- **Task goal**:
Spot every line with the word "this" and return it.

- **Input records**:
● ● ●
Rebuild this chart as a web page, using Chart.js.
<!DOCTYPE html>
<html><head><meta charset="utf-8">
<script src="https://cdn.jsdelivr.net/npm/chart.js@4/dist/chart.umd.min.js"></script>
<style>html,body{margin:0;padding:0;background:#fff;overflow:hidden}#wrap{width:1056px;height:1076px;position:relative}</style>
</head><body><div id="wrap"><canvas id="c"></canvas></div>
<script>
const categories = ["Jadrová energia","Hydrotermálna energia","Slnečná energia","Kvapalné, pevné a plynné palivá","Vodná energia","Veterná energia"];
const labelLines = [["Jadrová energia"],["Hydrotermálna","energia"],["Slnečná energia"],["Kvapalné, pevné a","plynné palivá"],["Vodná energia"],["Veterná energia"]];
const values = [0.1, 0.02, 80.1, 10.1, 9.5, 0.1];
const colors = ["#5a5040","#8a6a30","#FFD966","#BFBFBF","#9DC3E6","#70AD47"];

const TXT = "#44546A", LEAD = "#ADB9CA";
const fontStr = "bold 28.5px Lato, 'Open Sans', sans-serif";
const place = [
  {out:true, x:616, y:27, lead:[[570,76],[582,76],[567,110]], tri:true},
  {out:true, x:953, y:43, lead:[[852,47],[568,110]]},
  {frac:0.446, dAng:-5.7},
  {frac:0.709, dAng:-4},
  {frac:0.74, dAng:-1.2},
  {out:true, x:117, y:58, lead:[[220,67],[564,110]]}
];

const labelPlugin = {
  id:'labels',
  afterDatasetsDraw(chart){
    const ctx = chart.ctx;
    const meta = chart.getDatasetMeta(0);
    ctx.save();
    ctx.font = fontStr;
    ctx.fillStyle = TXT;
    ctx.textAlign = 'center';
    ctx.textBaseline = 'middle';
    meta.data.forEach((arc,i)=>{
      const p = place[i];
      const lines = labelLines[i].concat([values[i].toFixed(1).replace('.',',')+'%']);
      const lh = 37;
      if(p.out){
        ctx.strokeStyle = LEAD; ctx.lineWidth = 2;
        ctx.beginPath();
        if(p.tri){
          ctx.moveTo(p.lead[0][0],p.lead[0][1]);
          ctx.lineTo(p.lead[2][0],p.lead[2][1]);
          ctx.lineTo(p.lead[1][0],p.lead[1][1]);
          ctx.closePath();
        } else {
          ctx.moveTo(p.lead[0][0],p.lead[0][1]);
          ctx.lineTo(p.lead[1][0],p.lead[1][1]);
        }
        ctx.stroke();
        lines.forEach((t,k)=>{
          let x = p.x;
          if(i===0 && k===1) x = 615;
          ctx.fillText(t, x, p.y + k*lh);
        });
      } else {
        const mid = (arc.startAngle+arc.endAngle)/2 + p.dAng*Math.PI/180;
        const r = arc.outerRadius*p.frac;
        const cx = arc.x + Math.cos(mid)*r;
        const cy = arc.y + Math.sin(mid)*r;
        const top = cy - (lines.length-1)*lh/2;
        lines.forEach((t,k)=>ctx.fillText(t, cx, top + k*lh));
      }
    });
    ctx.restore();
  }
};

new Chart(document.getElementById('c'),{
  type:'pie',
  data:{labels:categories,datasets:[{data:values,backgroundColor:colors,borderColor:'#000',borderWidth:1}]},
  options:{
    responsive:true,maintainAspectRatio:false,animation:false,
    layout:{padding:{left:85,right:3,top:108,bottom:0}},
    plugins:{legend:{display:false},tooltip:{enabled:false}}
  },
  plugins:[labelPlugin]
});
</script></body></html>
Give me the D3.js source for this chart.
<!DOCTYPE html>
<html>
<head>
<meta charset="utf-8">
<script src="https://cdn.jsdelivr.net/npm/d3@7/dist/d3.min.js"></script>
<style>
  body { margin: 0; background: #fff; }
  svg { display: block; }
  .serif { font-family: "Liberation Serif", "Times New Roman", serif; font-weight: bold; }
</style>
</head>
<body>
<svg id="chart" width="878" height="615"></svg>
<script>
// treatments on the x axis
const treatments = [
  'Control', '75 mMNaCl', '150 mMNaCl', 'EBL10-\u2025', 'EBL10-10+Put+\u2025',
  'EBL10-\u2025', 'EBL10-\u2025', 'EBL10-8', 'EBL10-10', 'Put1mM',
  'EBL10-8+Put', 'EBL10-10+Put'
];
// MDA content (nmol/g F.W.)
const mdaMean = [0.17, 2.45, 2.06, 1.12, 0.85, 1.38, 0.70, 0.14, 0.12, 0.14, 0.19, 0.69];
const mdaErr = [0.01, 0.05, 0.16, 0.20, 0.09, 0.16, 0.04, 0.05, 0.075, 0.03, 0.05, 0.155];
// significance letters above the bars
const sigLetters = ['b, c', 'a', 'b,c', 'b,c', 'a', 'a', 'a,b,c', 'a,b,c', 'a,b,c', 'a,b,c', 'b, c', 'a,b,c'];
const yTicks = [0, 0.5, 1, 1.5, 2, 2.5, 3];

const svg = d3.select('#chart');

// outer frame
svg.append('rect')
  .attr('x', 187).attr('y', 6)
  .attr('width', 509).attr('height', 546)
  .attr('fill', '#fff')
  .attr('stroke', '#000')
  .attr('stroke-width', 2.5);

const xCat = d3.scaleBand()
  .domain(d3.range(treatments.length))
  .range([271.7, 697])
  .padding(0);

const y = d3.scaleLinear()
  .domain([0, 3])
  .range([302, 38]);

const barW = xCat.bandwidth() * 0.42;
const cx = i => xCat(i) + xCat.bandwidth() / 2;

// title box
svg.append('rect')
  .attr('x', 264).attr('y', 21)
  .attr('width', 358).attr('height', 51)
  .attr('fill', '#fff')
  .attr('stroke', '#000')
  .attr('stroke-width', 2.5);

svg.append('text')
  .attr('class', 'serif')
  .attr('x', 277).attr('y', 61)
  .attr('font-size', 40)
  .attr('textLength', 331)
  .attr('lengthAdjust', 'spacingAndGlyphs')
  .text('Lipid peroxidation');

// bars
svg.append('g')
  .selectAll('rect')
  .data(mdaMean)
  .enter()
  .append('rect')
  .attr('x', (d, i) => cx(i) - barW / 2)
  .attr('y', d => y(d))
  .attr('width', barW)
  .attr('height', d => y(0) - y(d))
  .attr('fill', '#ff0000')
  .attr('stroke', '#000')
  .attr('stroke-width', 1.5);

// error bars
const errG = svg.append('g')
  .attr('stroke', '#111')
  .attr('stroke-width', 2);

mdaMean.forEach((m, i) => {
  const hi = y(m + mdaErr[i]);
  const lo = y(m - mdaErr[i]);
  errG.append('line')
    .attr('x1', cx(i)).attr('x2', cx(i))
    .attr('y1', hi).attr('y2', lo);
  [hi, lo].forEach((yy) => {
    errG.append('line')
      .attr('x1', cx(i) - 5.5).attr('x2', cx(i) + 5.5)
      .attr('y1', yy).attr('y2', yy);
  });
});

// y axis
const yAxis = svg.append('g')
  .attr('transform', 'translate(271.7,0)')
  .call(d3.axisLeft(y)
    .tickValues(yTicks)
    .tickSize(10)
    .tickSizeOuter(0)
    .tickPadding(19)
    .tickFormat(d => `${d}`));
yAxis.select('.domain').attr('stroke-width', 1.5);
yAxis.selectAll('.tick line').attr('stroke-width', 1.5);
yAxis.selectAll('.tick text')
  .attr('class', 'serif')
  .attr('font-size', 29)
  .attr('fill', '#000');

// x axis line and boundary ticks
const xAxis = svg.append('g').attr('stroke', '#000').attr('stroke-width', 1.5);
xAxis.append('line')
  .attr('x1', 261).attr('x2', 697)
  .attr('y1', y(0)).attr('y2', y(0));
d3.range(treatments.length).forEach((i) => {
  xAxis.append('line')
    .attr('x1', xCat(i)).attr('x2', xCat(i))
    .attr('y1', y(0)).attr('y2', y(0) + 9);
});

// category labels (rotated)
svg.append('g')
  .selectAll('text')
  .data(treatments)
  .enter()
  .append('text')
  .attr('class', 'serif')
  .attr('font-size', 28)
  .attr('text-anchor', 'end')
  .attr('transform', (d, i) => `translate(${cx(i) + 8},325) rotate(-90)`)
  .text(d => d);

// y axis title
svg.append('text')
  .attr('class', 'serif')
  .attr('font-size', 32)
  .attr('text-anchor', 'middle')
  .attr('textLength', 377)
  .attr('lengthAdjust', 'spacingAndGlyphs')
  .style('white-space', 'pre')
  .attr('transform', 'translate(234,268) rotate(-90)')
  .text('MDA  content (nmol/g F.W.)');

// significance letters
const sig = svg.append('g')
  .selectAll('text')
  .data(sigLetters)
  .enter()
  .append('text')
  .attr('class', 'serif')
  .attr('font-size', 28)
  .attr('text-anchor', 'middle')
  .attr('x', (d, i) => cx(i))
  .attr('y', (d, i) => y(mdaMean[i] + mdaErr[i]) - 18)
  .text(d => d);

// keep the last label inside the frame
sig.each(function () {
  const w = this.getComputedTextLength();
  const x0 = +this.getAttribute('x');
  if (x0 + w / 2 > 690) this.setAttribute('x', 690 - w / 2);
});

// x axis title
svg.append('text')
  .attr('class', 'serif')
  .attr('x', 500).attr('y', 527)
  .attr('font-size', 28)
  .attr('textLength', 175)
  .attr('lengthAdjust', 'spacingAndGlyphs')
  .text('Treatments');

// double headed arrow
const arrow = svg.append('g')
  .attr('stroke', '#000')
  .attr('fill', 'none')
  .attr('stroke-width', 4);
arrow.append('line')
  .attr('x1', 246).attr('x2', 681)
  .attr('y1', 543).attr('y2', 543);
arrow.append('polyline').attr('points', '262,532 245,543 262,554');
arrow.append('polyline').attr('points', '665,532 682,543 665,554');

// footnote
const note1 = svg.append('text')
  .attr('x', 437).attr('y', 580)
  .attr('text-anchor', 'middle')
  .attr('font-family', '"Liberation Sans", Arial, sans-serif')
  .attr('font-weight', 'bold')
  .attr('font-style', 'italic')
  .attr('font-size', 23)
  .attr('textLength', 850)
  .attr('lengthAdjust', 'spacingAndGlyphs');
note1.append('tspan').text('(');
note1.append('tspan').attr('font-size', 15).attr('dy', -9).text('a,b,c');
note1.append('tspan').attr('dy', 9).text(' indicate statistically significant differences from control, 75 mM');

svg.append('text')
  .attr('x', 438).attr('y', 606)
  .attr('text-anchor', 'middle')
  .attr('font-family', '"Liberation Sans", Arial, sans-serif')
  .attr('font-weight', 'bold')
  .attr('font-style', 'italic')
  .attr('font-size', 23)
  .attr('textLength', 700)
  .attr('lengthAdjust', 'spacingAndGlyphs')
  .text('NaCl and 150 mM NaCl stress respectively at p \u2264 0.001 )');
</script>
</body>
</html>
● ● ●
- **Exercise output**:
Rebuild this chart as a web page, using Chart.js.
Give me the D3.js source for this chart.
  const w = this.getComputedTextLength();
  const x0 = +this.getAttribute('x');
  if (x0 + w / 2 > 690) this.setAttribute('x', 690 - w / 2);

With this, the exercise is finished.